Current copyright law is made to protect corporate intellectual property - not individual artists, writers, inventors, and musicians. If you are an unknown band or artist and someone steals your work, the burden of enforcing the copyright is on YOUR shoulders. Very few struggling artists have the financial means to hire the legal help required to enforce their copyrights. And if you are a serious writer or artist, you shouldn't have the time to chase down and find the offenders. The corporations, on the other hand, usually have well fed legal departments.
It really irks me when a company like Corbis claims copyright on work originally created in the public domain - like an image of a WWII bomber obviously taken by a military person. They wanted $2500 for a limited use 3-year license for a combat photo of a B-17 shot by a belly gunner. And Life Magazine's special photo edition publications? They are purely a means to expand and extend their copyrights to materials that should rightly be in the public domain - and many of which were originally in the public domain.
On the other hand, prices of some of the materials, whether books, CDs or audiobooks, are exhorbitant and it just invites downloading.
For me personally, I do a combination of downloading and purchasing through iTunes. Most, if not all, of what I download for free is music from the 70s and 80s, and they've made their money already. In fact, I had purchased the album originally so I did in fact pay for that music.
There are too many places to go for free stuff, like newsgroups, bittorrent and filesharing sites, and it's tempting for many. On the one hand, it stifles creativity, on the other hand, it raises prices thus inviting more stealing.
I think it will eventually come to a head. Creative artists and writers are not going to stop writing or make music. I think there will evolve a way to cut out the middle man, i.e. the corporations and record companies, and there will eventually be a happy medium.
Please forgive me for thinking that you have no idea of what you speak. Business models will change associated with content ans they will find a way to make money. Just a matter of time.
People invented things and made art for millenia before the dawn or copyright, and will go one doing so after. The thirty-second dismissal of the slashdot argument is deliberately stupid: copyright is *not* the sole possibility for encouraging and rewarding creativity. Others have existed and will exist again.
Why does copyright protection exist? Is it to recompense authors and artists for their labors, or to make corporations wealthy?
"To promote the Progress of Science and useful Arts, by securing for limited Times to Authors and Inventors the exclusive Right to their respective Writings and Discoveries" pretty much sums it up.
To promote the progress of science and useful arts.
Now for a thought-experiment.
Suppose we had a moratorium on copyrights. No new copyrights issued for, say, ten years.
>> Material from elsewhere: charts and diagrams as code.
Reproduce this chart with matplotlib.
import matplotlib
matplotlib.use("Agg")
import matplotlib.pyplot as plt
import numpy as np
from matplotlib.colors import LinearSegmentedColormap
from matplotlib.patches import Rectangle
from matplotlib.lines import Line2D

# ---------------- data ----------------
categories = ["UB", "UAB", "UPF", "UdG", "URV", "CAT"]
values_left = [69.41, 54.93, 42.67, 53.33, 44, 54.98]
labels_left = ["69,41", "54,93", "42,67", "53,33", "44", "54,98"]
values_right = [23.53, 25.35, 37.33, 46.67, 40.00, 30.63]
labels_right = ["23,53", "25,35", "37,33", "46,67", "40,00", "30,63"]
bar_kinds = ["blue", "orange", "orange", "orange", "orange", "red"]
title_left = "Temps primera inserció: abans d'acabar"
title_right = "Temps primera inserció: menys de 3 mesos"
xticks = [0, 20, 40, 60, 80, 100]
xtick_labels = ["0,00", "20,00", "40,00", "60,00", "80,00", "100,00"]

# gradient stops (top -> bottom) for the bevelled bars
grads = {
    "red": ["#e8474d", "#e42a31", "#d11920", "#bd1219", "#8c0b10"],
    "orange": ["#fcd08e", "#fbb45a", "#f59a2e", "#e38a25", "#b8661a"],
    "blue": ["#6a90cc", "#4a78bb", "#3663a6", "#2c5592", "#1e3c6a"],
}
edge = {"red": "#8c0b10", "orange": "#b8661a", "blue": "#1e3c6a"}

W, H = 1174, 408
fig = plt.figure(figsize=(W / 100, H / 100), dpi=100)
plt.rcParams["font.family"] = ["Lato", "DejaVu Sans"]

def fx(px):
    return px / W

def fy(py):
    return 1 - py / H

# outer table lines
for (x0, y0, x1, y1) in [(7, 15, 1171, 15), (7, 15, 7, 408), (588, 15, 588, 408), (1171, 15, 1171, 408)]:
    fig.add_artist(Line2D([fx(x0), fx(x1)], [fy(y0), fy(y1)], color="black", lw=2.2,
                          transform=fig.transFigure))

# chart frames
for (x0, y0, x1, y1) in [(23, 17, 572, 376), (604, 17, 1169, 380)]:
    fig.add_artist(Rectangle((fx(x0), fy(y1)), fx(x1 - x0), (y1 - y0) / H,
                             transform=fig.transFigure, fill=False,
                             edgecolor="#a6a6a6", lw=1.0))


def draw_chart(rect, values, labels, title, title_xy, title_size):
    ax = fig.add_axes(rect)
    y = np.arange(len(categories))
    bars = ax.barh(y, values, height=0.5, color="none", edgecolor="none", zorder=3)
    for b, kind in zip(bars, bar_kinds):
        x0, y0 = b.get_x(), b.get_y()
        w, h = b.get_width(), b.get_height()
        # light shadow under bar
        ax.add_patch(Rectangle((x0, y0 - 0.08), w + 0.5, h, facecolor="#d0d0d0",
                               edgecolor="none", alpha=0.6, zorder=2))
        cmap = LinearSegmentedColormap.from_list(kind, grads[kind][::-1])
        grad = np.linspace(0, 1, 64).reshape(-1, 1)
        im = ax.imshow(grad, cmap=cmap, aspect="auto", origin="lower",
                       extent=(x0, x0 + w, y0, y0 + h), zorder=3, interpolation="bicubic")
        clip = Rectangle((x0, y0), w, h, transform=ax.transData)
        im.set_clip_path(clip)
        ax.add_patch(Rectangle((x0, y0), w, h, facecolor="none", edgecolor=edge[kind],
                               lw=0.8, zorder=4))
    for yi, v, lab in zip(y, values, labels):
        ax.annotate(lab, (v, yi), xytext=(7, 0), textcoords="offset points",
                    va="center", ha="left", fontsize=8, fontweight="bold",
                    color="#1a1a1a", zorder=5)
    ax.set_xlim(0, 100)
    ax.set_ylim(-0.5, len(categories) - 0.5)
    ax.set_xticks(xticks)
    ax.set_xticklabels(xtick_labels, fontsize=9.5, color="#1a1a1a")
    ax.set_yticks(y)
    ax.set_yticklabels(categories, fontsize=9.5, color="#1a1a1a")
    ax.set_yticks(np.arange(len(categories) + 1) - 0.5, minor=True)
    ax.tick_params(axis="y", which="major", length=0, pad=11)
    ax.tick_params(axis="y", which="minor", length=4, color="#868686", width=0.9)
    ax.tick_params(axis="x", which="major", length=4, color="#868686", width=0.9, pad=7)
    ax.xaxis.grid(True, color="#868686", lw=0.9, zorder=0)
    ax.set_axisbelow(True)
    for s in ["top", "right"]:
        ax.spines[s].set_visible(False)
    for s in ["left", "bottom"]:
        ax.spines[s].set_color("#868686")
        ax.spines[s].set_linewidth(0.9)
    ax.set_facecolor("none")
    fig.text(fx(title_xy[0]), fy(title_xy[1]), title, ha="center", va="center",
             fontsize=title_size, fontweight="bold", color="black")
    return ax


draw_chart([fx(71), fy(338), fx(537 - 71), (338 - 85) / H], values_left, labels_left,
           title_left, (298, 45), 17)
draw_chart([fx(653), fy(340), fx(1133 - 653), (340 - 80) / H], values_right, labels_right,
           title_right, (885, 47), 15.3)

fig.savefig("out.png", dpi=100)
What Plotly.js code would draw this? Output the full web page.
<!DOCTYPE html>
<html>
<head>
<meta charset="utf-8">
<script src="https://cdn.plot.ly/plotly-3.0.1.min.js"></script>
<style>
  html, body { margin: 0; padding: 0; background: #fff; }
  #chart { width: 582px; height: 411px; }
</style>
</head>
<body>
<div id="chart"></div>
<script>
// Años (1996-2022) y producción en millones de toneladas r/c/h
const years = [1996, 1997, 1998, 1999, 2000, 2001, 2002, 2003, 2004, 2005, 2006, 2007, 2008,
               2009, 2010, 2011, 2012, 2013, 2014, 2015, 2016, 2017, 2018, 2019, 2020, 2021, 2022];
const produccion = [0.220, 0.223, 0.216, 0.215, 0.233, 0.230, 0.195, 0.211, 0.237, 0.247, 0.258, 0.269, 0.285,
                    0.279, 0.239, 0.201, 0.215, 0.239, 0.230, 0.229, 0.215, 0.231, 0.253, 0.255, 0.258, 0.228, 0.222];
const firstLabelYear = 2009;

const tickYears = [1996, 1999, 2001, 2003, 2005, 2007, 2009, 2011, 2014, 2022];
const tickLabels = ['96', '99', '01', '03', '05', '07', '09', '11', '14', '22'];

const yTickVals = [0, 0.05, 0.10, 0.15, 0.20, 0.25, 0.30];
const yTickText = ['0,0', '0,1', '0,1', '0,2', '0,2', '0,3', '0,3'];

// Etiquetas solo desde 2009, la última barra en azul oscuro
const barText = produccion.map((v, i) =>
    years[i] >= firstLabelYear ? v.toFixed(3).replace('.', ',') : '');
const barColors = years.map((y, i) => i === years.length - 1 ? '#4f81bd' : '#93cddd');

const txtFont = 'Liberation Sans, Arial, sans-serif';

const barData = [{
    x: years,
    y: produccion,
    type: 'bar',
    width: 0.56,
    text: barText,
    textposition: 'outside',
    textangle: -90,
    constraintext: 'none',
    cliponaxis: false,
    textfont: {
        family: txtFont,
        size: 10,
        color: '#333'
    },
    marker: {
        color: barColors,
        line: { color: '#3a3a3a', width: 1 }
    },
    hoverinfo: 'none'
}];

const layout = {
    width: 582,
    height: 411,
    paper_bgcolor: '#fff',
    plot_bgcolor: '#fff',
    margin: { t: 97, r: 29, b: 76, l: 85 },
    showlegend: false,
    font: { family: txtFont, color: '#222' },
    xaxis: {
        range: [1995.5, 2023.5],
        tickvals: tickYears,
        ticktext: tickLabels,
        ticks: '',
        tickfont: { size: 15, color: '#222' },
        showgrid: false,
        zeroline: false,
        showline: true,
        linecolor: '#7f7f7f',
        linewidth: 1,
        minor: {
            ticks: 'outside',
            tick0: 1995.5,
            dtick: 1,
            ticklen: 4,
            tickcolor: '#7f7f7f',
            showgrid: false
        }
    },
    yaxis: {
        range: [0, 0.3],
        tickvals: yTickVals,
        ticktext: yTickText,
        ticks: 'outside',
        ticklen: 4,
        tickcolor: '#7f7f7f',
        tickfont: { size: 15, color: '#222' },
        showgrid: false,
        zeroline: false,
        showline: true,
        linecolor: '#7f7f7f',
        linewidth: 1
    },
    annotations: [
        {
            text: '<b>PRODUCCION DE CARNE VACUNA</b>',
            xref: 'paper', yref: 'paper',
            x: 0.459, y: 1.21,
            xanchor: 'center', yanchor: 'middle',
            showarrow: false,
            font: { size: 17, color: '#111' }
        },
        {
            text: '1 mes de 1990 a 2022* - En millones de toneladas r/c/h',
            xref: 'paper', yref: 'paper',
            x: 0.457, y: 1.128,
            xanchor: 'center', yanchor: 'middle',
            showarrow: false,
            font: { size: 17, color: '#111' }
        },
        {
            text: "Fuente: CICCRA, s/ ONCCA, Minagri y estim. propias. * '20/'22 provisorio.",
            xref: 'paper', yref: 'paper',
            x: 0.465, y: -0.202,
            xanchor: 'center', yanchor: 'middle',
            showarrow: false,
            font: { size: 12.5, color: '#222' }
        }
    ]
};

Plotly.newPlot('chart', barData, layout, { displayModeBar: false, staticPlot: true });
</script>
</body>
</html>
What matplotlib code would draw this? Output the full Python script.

What would happen?
Would there be no new advertisements created? No newspapers published? No books, no movies, no songs, no pictures?
Maybe.
Maybe not.
What do you think would happen?
As for your thought experiment, after you suspend copyright, we'll still have advertisements (what? are you saying advertisements are works of art?) and newspapers, and movies, songs, and pictures, but real works will be harder to find amidst all the mass-produced noise (do you like reality TV? mindless sequels? Elevator music? Commercial jingles?) and real authors and artists, at least those who stick with it, will have less time to work (because they'll need their day jobs) and less money. Is that what you want from the world?
SOT
For instance, I was once able to purchase a particular title known as "Desert Mirage" at a sale price of only $9.95. Several years later, I caught sight of the very same textbook at my college bookstore, only to gawk at the fact that the school had elected to charge $52 dollars per copy.
"What is the writer or musician to do, though, if she can't earn money from her art?"
While I can't speak for musicians, very few authors are capable of putting food on the table strictly through publication alone, due to negligible advances and at best recieving a 2% royalty cost for each copy sold.
Ultimately, the bottom line is that such thefts probably wouldn't have resulted on such a wide scale if colleges would elect to charge prices in proporation to the content of the book, as opposed to milking students for humongous cost figures which exist merely due to the fact that such textbooks are essential.
But I got news for you.
If you think my budget, either then or today, would have allowed me to instead go out and buy the CDs for any but a token of this downloaded "free" music, perhaps I might interest you in bridge for sale in Brooklyn. Given the choice between the free downloads or paying for the CDs, I would have chosen the radio.
An ironic thing is that this "free" downloading brought interest anew in older music, leading to increased sales, and it made smash hits out of newer songs that never would have otherwise become such, or never would have become *as* popular. "Free" downloading fueled rather than diminished sales, if it would have been played wisely.
All this is what was so utterly asinine to the nth degree about the RIAA's propaganda and famously stupid actions of the day...actions which were led by none other than Hillary Rosen, now HuffPo's own Political Director and Washington Editor-at-Large. Go figure.
As for that music I once downloaded, I play it today about as much as I would play my old 8-track tapes, if I still had them. I can count the times over the years on one hand.